May 4, 2016
Yesterday, during Operation Matrioskas, the Portuguese Police (Polícia Judiciária), supported by Europol, dismantled a transnational organised criminal group mainly composed of Russian citizens who were dedicated to money laundering through the football sector.
Active since at least 2008, this criminal network is thought to be a cell of an important Russian mafia group, directly responsible for laundering several million euros across numerous EU countries, most of it believed to derive from polycriminal activities committed outside the EU area.
The group’s known modus operandi is to identify EU football clubs in financial distress, then infiltrate them with benefactors who provide much needed short-term donations or investments.
After gaining trust through donating, these same benefactors orchestrate the purchase of the clubs. The purchase of such clubs is facilitated by individuals operating as front men for opaque and sophisticated networks of holding companies invariably owned by shell companies registered offshore and in tax havens. Thus the real owners and those who ultimately control the club remain unidentified, as does the true origin of the funds used to purchase them.

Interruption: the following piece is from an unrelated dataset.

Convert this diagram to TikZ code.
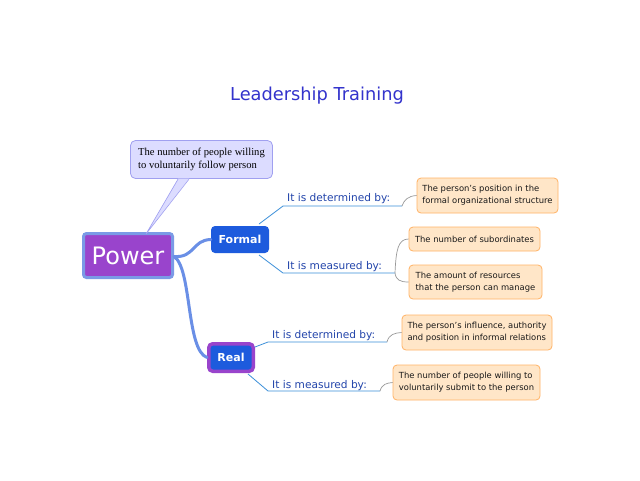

Once clubs are under the control of the Russian mafia, the large scope of financial transactions, cross-border money flows, and shortcomings in governance allow clubs to be used to launder dirty money (usually via the over- or under-valuation of players on the transfer market and on television rights deals), as well as for betting activities (both for the generation of illegal proceeds due to match fixing or for pure money laundering purposes).